_REQUIREMENT:_ Below is a listing; copy all of it exactly.

_DATA:_
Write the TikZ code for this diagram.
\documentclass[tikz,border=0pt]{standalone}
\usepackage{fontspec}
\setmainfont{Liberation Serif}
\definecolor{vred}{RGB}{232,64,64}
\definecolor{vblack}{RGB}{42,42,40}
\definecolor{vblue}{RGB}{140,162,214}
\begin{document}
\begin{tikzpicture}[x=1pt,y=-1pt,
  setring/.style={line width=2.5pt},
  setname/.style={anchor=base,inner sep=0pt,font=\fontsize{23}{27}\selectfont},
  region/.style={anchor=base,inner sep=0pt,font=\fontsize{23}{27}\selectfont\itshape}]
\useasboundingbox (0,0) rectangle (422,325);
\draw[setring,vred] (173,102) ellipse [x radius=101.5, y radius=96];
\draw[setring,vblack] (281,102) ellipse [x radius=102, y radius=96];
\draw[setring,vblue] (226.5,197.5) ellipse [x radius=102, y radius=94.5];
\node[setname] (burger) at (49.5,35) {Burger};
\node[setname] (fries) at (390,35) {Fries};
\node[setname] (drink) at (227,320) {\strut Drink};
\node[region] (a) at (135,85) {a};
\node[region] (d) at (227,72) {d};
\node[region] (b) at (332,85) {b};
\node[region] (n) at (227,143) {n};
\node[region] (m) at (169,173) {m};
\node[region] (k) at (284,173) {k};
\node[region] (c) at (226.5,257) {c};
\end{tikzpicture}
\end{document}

_WRITTEN ANSWER:_
Write the TikZ code for this diagram.
\documentclass[tikz,border=0pt]{standalone}
\usepackage{fontspec}
\setmainfont{Liberation Serif}
\definecolor{vred}{RGB}{232,64,64}
\definecolor{vblack}{RGB}{42,42,40}
\definecolor{vblue}{RGB}{140,162,214}
\begin{document}
\begin{tikzpicture}[x=1pt,y=-1pt,
  setring/.style={line width=2.5pt},
  setname/.style={anchor=base,inner sep=0pt,font=\fontsize{23}{27}\selectfont},
  region/.style={anchor=base,inner sep=0pt,font=\fontsize{23}{27}\selectfont\itshape}]
\useasboundingbox (0,0) rectangle (422,325);
\draw[setring,vred] (173,102) ellipse [x radius=101.5, y radius=96];
\draw[setring,vblack] (281,102) ellipse [x radius=102, y radius=96];
\draw[setring,vblue] (226.5,197.5) ellipse [x radius=102, y radius=94.5];
\node[setname] (burger) at (49.5,35) {Burger};
\node[setname] (fries) at (390,35) {Fries};
\node[setname] (drink) at (227,320) {\strut Drink};
\node[region] (a) at (135,85) {a};
\node[region] (d) at (227,72) {d};
\node[region] (b) at (332,85) {b};
\node[region] (n) at (227,143) {n};
\node[region] (m) at (169,173) {m};
\node[region] (k) at (284,173) {k};
\node[region] (c) at (226.5,257) {c};
\end{tikzpicture}
\end{document}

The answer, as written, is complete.